As someone who, as a boy, spent countless hours whipping invisible
Nazis in the backyard, and clinging to the family station wagon in an imaginary
dash to Cairo, it pains me to announce that Indiana Jones and the
Kingdom of the Crystal Skull is a dud. A long time in coming, the
movie has turned out to be an uneven and, at times, outright silly
blast of fan service, and little more. And though it tries hard to play
on your nostalgia for the original trilogy—especially the
still-unsurpassed Raiders of the Lost Ark—no amount of
fond memories can make up for a terminally weak story, especially one
that reeks of being patched together out of desperation from several
abandoned drafts before it.
The warning flares fire immediately: The series’ familiar dissolve
from the Paramount logo is played for laughs, a wink-wink to the herd
of fanboys braying for Indy’s return. The year is 1957. Commies have
replaced Nazis, the war has turned cold, and Indy (Harrison Ford), his
posture a little less rigid than we remember, is trying to beat a group
of Russians, led by a sexy scientist (Cate Blanchett), to a mysterious
artifact known as the Crystal Skull. It’s a race that eventually takes
him from the Nevada desert to the jungles of Peru, an army of
sidekicks—from old war buddies to old flames—in tow. Chief
among these is a young punk named “Mutt” (Shia LaBeouf), whose greased
pompadour and ever-present switchblade have been pillaged straight from
The Wild One. Cocky but green, Mutt is searching for his
kidnapped mother, whose name just happens to be Mary. Hmm…
Given Ford’s age (not to mention the age of fans of the original
trilogy) it’s not hard to understand why Steven Spielberg and George
Lucas brought the young buck onboard. But Mutt, for all of LaBeouf’s
charms, turns out to be a mistake, his presence only amplifying what
they hoped to diminish. While David Koepp’s script gives brief service
to Indy’s advancing years, every time the man springs into action the
movie tries to have it both ways. The result is a movie that never
quite jells—one foot in the past, the other trying desperately
hard to keep up with the present.
Nowhere is this rift more apparent than during Crystal
Skull‘s major set piece, a
multivehicle scramble through the
jungle that cuts between Ford’s old-school punch trading and LaBeouf’s
much more agile, and completely out of place, stunt work. Indiana Jones
is a hero in the classic mold—able to take a punch, his feet
firmly planted on the ground. Mutt, in contrast, is of the green-screen
generation, and the need to energize the action leads to one of the
poorest directing moments of Spielberg’s career.

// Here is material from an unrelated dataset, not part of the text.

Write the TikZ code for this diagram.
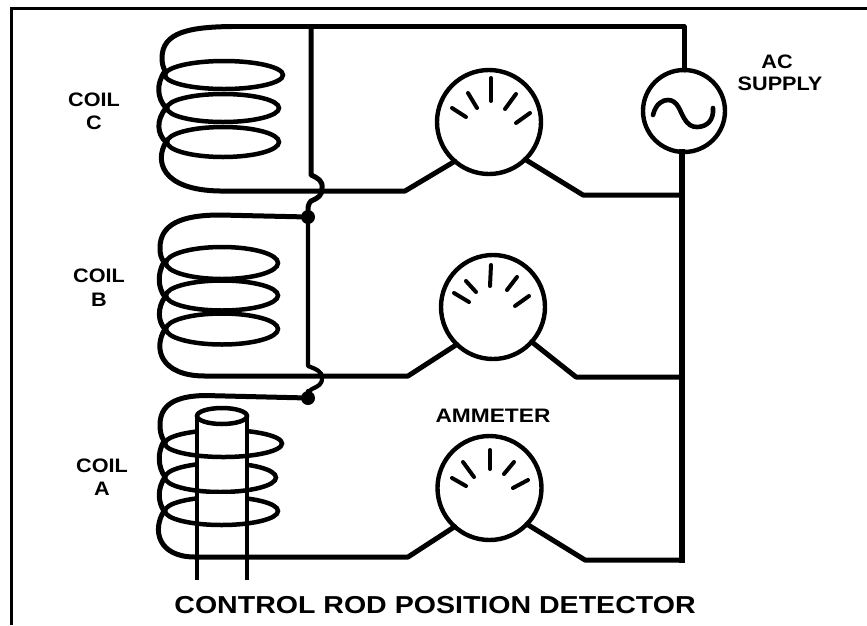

At its best, Crystal Skull captures at least some of the
excitement you remember from the first three films. (An early
motorcycle chase is especially sharp.) But as the movie lumbered along,
its story eventually disintegrating into sci-fi nonsense, I couldn’t
help but regret I was watching it. When we’d last seen Indiana Jones he
was riding off into the sunset after having discovered the Holy Grail.
It was the perfect ending to the series: simple, iconic, and lasting.